# EXERCISE DETAILS
Give back only the lines in the records below from the one with "The picture is" to the one with "const lift60 = [0.21, 0.75, 1.26, 1.66, 1.72, 1.3];", both inclusive, word for word.

# THE INPUT
──────────────────────────────
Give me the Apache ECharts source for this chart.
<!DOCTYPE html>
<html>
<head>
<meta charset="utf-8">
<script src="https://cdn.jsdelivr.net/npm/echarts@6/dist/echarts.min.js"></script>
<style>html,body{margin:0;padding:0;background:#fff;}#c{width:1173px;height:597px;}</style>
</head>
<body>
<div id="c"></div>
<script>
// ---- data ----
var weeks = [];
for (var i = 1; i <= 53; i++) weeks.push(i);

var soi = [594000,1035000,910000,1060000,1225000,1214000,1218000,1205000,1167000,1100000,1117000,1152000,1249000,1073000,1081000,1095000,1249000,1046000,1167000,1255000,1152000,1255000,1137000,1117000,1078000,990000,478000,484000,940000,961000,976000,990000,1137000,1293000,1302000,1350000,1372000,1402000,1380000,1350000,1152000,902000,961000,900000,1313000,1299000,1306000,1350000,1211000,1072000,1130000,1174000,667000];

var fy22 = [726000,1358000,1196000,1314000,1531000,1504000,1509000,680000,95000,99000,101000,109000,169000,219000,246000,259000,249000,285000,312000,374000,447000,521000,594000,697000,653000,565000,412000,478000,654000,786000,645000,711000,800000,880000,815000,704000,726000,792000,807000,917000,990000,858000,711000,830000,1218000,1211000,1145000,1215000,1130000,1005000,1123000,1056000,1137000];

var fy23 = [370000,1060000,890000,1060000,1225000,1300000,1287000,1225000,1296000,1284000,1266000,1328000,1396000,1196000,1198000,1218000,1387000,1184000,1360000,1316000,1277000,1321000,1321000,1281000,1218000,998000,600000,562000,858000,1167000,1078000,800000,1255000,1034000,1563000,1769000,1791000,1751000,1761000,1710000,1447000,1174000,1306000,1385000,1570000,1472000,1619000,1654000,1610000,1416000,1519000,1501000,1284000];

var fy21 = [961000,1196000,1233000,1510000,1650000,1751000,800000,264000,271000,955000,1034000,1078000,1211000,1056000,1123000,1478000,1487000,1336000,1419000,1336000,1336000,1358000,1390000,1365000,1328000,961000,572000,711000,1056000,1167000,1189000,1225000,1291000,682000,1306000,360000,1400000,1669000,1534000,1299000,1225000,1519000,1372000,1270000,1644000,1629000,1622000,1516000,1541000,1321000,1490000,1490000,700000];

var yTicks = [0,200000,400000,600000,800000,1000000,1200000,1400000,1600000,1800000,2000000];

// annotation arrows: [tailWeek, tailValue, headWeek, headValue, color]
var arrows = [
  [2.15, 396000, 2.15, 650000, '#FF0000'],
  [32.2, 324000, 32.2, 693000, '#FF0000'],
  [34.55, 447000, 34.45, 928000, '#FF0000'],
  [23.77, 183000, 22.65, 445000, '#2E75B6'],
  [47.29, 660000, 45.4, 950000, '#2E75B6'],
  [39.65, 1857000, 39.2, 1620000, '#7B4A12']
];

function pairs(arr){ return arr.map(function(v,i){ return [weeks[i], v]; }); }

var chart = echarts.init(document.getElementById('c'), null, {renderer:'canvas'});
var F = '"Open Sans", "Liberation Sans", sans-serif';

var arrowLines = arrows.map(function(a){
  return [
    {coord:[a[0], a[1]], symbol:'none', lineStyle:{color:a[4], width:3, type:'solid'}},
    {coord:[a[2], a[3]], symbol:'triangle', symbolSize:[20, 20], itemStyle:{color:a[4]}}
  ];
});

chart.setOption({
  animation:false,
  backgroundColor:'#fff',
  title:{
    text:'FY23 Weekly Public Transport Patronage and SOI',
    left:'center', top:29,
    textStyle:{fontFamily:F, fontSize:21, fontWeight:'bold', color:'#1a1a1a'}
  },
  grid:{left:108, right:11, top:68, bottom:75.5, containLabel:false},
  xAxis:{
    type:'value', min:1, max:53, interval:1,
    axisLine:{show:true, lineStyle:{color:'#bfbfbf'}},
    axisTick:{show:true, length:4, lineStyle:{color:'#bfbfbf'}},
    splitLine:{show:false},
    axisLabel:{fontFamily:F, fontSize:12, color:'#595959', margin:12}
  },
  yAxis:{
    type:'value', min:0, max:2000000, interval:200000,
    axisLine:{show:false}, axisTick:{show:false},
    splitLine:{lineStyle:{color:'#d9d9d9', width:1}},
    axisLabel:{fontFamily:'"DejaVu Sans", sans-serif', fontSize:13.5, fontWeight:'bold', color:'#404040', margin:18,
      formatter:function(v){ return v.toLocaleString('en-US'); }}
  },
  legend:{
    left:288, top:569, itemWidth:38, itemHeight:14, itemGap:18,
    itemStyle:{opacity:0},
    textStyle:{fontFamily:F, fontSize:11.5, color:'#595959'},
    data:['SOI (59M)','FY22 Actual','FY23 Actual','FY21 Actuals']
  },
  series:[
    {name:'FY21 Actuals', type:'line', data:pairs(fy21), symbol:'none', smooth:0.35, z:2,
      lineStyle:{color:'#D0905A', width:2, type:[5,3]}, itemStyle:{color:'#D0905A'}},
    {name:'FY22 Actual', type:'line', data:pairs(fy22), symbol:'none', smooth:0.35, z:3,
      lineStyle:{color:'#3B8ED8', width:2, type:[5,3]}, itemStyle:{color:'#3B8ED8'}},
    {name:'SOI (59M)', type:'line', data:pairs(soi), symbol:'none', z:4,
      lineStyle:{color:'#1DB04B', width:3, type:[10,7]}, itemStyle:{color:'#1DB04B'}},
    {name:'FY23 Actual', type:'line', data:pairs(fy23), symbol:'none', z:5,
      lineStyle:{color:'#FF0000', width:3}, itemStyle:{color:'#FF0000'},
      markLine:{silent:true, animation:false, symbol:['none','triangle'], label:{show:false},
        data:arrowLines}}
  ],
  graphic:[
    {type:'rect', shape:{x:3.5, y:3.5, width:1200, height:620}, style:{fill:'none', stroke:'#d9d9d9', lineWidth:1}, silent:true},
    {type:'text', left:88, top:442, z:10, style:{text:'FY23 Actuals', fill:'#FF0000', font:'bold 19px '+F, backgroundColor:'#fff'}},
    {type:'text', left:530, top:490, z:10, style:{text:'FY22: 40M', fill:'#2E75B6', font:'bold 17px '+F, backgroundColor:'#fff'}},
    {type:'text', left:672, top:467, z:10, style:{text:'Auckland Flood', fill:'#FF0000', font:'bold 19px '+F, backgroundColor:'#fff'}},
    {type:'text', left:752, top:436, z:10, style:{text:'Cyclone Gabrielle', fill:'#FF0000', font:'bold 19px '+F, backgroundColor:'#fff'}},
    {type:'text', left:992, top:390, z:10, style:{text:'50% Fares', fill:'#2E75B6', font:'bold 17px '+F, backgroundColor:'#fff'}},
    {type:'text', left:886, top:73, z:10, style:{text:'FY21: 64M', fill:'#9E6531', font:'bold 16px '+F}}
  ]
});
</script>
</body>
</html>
──────────────────────────────
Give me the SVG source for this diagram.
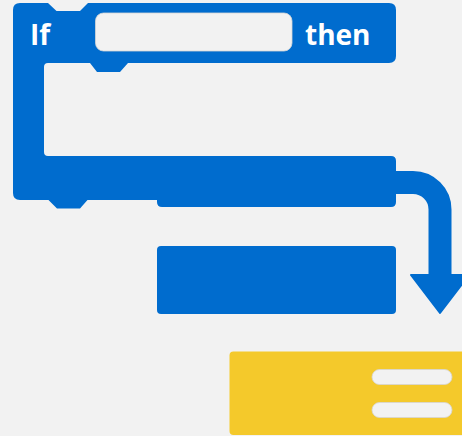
──────────────────────────────
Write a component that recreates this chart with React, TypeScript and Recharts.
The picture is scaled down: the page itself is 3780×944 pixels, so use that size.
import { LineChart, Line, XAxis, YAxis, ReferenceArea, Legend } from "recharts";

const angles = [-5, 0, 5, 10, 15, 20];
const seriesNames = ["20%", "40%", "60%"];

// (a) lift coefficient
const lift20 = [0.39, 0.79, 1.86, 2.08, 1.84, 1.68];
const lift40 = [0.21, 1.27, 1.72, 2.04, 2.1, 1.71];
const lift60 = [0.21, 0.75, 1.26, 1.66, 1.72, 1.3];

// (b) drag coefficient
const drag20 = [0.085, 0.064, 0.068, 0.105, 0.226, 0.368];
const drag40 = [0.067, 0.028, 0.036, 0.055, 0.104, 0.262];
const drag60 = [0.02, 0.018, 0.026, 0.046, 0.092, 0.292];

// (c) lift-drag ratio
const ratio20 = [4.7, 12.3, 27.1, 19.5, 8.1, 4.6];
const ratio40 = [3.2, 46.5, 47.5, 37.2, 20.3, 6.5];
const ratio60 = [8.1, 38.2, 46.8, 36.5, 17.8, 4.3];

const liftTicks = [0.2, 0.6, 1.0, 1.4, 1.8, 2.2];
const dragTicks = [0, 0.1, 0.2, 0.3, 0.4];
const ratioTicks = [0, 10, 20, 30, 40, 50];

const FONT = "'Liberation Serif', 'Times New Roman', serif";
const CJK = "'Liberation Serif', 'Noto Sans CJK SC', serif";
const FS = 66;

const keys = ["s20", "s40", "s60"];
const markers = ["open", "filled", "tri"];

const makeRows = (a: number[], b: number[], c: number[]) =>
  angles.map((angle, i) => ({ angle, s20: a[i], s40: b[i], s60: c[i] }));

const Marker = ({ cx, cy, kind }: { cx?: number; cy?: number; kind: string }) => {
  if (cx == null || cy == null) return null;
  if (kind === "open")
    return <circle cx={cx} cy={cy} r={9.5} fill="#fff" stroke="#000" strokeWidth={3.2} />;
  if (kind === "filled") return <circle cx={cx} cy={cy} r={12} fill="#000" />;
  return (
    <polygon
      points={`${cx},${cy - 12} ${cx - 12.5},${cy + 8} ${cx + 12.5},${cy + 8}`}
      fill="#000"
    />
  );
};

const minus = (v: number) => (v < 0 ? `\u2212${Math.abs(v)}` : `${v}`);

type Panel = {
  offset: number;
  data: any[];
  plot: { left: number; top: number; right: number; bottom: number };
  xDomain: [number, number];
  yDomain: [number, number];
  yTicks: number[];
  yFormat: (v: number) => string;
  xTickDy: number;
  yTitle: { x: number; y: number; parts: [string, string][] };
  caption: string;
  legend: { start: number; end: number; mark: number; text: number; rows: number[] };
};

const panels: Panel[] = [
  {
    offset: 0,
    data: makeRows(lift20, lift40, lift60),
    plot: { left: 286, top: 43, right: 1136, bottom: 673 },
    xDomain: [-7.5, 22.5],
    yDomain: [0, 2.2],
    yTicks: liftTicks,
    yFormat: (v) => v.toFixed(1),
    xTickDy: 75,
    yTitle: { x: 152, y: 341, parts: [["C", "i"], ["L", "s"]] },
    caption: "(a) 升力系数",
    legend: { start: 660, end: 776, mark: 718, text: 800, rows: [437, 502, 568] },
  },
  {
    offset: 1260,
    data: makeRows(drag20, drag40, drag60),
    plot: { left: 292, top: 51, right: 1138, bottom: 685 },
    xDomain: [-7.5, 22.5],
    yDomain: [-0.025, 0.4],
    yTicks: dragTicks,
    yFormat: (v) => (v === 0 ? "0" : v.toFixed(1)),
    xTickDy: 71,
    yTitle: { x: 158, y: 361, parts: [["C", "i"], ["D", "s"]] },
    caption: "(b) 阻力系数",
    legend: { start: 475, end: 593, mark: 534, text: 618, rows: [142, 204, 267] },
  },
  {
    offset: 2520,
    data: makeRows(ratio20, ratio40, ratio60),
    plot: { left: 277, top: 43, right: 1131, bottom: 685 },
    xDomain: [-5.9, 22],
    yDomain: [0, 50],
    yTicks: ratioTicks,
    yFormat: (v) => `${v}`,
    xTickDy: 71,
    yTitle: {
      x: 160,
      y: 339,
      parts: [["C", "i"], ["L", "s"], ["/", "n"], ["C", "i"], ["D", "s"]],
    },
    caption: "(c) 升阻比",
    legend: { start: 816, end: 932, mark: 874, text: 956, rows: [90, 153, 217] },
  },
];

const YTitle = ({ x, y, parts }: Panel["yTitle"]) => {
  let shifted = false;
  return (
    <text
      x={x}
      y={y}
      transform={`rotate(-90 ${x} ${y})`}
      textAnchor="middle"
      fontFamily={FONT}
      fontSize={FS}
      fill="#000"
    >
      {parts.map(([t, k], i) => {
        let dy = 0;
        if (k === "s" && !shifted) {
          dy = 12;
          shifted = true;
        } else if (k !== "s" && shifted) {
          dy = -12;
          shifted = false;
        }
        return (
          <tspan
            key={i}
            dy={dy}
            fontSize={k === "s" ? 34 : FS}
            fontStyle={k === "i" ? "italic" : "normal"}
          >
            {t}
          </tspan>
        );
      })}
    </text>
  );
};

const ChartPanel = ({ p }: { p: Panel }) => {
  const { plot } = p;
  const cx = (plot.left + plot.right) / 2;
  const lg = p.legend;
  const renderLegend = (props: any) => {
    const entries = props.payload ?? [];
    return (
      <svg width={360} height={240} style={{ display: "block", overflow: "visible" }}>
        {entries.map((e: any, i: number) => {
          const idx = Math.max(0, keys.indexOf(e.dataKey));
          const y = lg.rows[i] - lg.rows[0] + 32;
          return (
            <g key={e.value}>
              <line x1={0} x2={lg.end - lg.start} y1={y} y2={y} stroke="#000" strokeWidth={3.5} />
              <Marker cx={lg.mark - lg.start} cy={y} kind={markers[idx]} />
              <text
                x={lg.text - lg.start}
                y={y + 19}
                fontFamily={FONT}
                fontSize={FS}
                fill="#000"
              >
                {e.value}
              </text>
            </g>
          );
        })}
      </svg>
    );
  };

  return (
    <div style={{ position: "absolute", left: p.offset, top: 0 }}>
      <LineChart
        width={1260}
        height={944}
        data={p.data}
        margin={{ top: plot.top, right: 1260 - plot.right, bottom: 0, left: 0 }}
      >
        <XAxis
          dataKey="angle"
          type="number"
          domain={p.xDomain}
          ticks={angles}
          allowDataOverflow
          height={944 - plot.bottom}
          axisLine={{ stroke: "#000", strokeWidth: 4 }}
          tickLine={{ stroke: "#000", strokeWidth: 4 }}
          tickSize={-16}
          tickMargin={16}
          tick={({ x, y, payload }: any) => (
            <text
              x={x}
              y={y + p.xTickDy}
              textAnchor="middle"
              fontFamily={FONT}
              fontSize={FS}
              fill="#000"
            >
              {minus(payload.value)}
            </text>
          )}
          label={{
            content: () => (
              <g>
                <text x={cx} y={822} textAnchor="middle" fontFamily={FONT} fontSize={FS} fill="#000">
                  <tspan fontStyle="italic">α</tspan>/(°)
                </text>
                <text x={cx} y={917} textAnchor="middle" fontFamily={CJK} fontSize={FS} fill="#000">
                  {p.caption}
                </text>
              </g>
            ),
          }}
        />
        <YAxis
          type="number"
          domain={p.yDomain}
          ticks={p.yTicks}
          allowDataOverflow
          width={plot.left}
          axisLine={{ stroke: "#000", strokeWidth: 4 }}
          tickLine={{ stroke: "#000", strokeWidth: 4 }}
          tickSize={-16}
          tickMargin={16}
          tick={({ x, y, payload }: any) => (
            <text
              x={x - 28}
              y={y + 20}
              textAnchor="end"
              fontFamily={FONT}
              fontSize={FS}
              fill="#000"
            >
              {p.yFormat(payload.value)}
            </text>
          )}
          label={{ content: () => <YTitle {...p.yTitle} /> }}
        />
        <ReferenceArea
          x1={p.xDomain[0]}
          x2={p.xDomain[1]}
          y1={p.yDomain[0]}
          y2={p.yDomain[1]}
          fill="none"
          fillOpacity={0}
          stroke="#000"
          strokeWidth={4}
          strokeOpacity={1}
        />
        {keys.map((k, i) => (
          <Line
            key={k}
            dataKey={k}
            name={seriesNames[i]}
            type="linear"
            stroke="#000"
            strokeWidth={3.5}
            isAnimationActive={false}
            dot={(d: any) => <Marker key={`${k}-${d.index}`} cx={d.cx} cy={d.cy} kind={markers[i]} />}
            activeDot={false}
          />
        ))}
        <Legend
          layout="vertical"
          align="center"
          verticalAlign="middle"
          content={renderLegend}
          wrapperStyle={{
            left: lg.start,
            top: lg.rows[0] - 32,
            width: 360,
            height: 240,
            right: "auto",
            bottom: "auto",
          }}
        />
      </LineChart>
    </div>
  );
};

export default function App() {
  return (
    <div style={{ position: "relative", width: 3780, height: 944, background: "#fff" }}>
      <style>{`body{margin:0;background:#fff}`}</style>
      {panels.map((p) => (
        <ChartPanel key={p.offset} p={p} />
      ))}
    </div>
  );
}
──────────────────────────────
# PROBLEM SOLUTION
The picture is scaled down: the page itself is 3780×944 pixels, so use that size.
import { LineChart, Line, XAxis, YAxis, ReferenceArea, Legend } from "recharts";

const angles = [-5, 0, 5, 10, 15, 20];
const seriesNames = ["20%", "40%", "60%"];

// (a) lift coefficient
const lift20 = [0.39, 0.79, 1.86, 2.08, 1.84, 1.68];
const lift40 = [0.21, 1.27, 1.72, 2.04, 2.1, 1.71];
const lift60 = [0.21, 0.75, 1.26, 1.66, 1.72, 1.3];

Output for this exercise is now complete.